Giorgio Mezzalira: Diamo spazio ai pensieri meridiani
La pubblicazione del nuovo libro su Alexander Langer «Fare ancora - Weitermachen» è una buona scusa per chiedersi a quale punto siano le idee di cui Langer è stato portatore e propugnatore.
A una società che si nutre della separazione come garanzia della propria sopravvivenza è arduo chiedere di diventare interetnica. Di più: è problematico perfino farle digerire pillole di interetnicità. Non è costituzionalmente attrezzata per simili «contaminazioni», sebbene queste ultime risultino per essa costituzionalmente insopprimibili.
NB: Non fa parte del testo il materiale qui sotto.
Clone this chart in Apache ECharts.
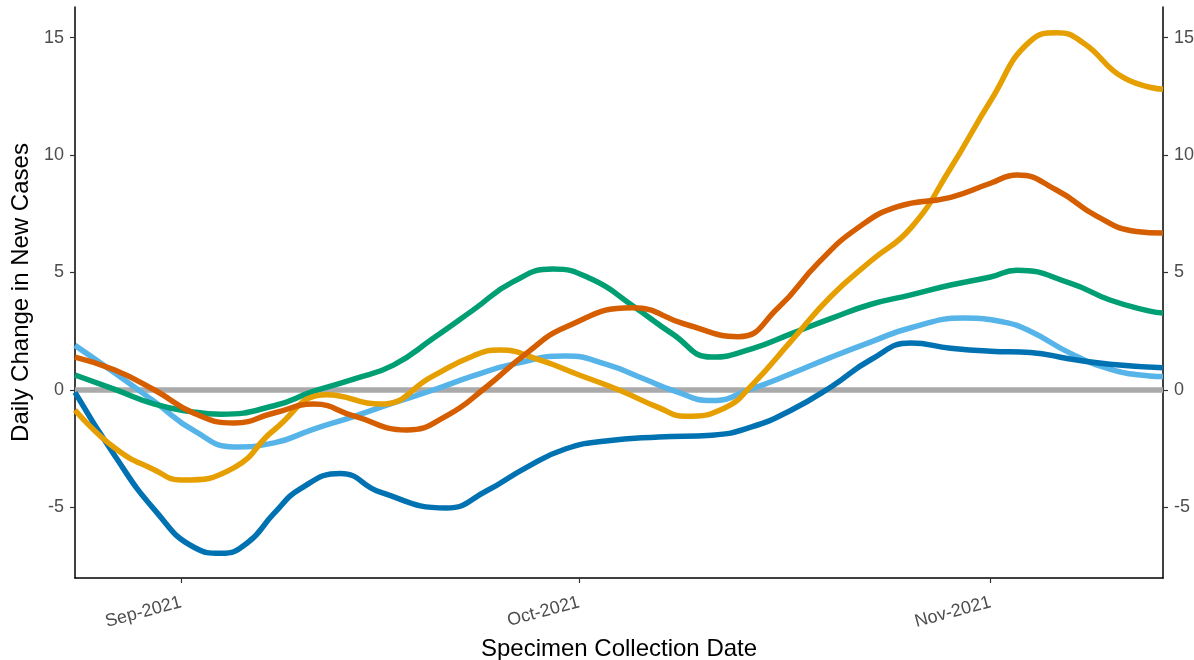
<!DOCTYPE html>
<html>
<head>
<meta charset="utf-8">
<script src="https://cdn.jsdelivr.net/npm/echarts@6/dist/echarts.min.js"></script>
<style>
  html, body { margin: 0; padding: 0; background: #fff; }
  #main { width: 1194px; height: 660px; }
</style>
</head>
<body>
<div id="main"></div>
<script>
// x 值 = 距 2021-08-24 的天数
var startDate = '2021-08-24';
var endDay = 82; // 2021-11-14

var darkBlueDays = [0, 3, 6, 9, 11, 13, 15, 17, 20, 23, 28, 31, 34, 37, 40, 44, 48, 51, 54, 57, 60, 63, 66, 69, 72, 75, 78, 82];
var darkBlue = [-0.1, -2.8, -5.1, -6.7, -6.95, -6.5, -5.25, -4.2, -3.55, -4.35, -5.02, -4.3, -3.3, -2.5, -2.17, -2.0,
  -1.92, -1.57, -0.85, 0.14, 1.3, 2.0, 1.78, 1.65, 1.6, 1.32, 1.1, 0.95];

var lightBlueDays = [0, 3, 6, 9, 12, 15, 18, 21, 24, 27, 30, 33, 37, 40, 43, 45, 48, 51, 54, 57, 60, 63, 67, 70, 72, 75, 78, 81, 82];
var lightBlue = [1.9, 0.72, -0.5, -1.74, -2.42, -2.25, -1.66, -1.13, -0.55, 0.0, 0.6, 1.1, 1.45, 1.1, 0.45, 0.0,
  -0.45, 0.05, 0.7, 1.4, 2.05, 2.65, 3.06, 2.89, 2.5, 1.57, 0.89, 0.6, 0.57];

var greenDays = [0, 3, 6, 9, 11, 15, 18, 21, 24, 27, 30, 33, 36, 39, 42, 45, 48, 51, 54, 57, 60, 63, 66, 69, 71, 75, 78, 81, 82];
var green = [0.64, 0.03, -0.6, -0.94, -1.03, -0.67, -0.05, 0.46, 1.06, 2.2, 3.4, 4.6, 5.15, 4.7, 3.6, 2.4,
  1.4, 1.75, 2.4, 3.05, 3.65, 4.05, 4.47, 4.81, 5.1, 4.55, 3.83, 3.36, 3.28];

var orangeDays = [0, 3, 6, 8, 12, 15, 19, 23, 27, 30, 32, 35, 38, 41, 44, 46, 49, 51, 54, 57, 60, 63, 66, 69, 72, 74, 76, 79, 82];
var orange = [-0.85, -2.47, -3.4, -3.83, -3.3, -1.7, -0.2, -0.6, 0.6, 1.45, 1.7, 1.28, 0.64, 0.0, -0.75, -1.12,
  -0.75, 0.2, 2.1, 4.0, 5.5, 6.9, 9.45, 12.3, 14.85, 15.2, 14.77, 13.3, 12.8];

var vermillionDays = [0, 3, 6, 9, 12, 15, 18, 21, 25, 28, 31, 34, 37, 42, 46, 50, 53, 56, 59, 62, 66, 69, 71, 74, 77, 80, 82];
var vermillion = [1.4, 0.85, 0.0, -1.0, -1.4, -0.98, -0.6, -1.1, -1.7, -1.1, 0.13, 1.55, 2.68, 3.5, 2.8, 2.27,
  3.5, 5.4, 6.9, 7.8, 8.2, 8.8, 9.15, 8.5, 7.4, 6.75, 6.68];

var yTicks = [-5, 0, 5, 10, 15];
var xTickDays = [8, 38, 69]; // 2021-09-01, 2021-10-01, 2021-11-01
var monthNames = ['Jan','Feb','Mar','Apr','May','Jun','Jul','Aug','Sep','Oct','Nov','Dec'];

var DAY = 86400000;
var p = startDate.split('-');
var t0 = Date.UTC(+p[0], +p[1] - 1, +p[2]);
function pairs(days, vals) {
  return vals.map(function (v, i) { return [days[i], v]; });
}
var font = 'Liberation Sans, Arial, sans-serif';

function yAxisCfg(pos) {
  return {
    type: 'value', position: pos, min: -8, max: 16.3,
    name: pos === 'left' ? 'Daily Change in New Cases' : '',
    nameLocation: 'middle', nameGap: 36,
    nameTextStyle: { color: '#000', fontSize: 24, fontFamily: font },
    axisLine: { show: true, onZero: false, lineStyle: { color: '#000', width: 1.5 } },
    axisTick: { show: true, length: 5, customValues: yTicks, lineStyle: { color: '#333', width: 1.2 } },
    axisLabel: { customValues: yTicks, margin: 11, color: '#4d4d4d', fontSize: 18, fontFamily: font },
    splitLine: { show: false }
  };
}

function lineSeries(name, days, vals, color) {
  return {
    name: name, type: 'line', data: pairs(days, vals), smooth: 0.5, showSymbol: false,
    lineStyle: { color: color, width: 5.5 }, itemStyle: { color: color }, silent: true
  };
}

const chart = echarts.init(document.getElementById('main'), null, { renderer: 'canvas' });
chart.setOption({
  animation: false,
  grid: { left: 75, right: 31, top: 7, bottom: 82, outerBoundsMode: 'none' },
  xAxis: {
    type: 'value', min: 0, max: endDay,
    name: 'Specimen Collection Date', nameLocation: 'middle', nameGap: 59,
    nameTextStyle: { color: '#000', fontSize: 24, fontFamily: font },
    axisLine: { show: true, onZero: false, lineStyle: { color: '#000', width: 1.5 } },
    axisTick: { show: true, length: 5, customValues: xTickDays, lineStyle: { color: '#333', width: 1.2 } },
    axisLabel: {
      customValues: xTickDays, rotate: 15, margin: 24, color: '#4d4d4d', fontSize: 18, fontFamily: font,
      formatter: function (v) {
        var d = new Date(t0 + v * DAY);
        return monthNames[d.getUTCMonth()] + '-' + d.getUTCFullYear();
      }
    },
    splitLine: { show: false }
  },
  yAxis: [yAxisCfg('left'), yAxisCfg('right')],
  series: [
    {
      type: 'line', data: [[0, 0], [endDay, 0]], showSymbol: false, silent: true,
      lineStyle: { color: '#aaaaaa', width: 5.5 }
    },
    lineSeries('lightBlue', lightBlueDays, lightBlue, '#56B4E9'),
    lineSeries('darkBlue', darkBlueDays, darkBlue, '#0072B2'),
    lineSeries('green', greenDays, green, '#009E73'),
    lineSeries('orange', orangeDays, orange, '#E69F00'),
    lineSeries('vermillion', vermillionDays, vermillion, '#D55E00')
  ]
});
</script>
</body>
</html>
Non è un gioco di parole, bensì una semplice constatazione: la società disegnata e normativamente prevista dallo Statuto speciale come beneficiaria delle garanzie e dei diritti autonomistici non esaurisce né rappresenta tutta la comunità. Ieri, oltre ai tre canonici gruppi linguistici, c'erano i mistilingue a rivendicare la loro alterità, oggi c'è un mondo intero: non serve che si sventolino cartelli per cogliere anche in provincia di Bolzano la ricca diversità dei suoi abitanti. Il censimento di quest'anno, nonostante le novità che lo caratterizzano, continuerà a non rimandarci il fedele ritratto di chi vive in Sudtirolo. Se la logica dei gruppi piega e spiega la realtà sociale, ne può venir fuori solo l'immagine deformata del «come dovrebbe essere», non certo l'articolazione che la sostanzia.
Si è continuato a imputare al termine «interetnico» un'intrinseca contraddizione che, in parole povere, suona nel seguente modo: non puoi essere tutti e due, o sei uno o sei l'altro. Un discorso assolutamente legittimo e logico. Ma se uno poi deve scegliere, non viene forse a galla questa forte e visibile duplice identità?
A guardare il Sudtirolo di oggi, si potrebbe dire che delle idee di Langer non se ne vedono molte in circolazione. I discorsi sulla convivenza paiono ormai quella quasi immancabile nota di colore con cui si confeziona il discorso politico. Eppure, sebbene incompiuto, rimane il tentativo di dare respiro ed «enciclopedia comune» a una cultura interetnica che oggi si offre come possibile passepartout per entrare nelle terre - tutte - dove il rapporto con l'altro diventa difficile e vero.
La politica qui c'entra poco, diventa invece centrale una costruzione del pensiero, una prospettiva del mondo, la scelta di dove situarsi per cogliere e fare esperienza dei mondi vicini. Dove più mondi si toccano ed entrano in contatto, c'è meno bisogno di geometrie etnocentriche e molto più bisogno di pensieri meridiani. Siamo in grado di far crescere anche questa nostra «specificità» culturale?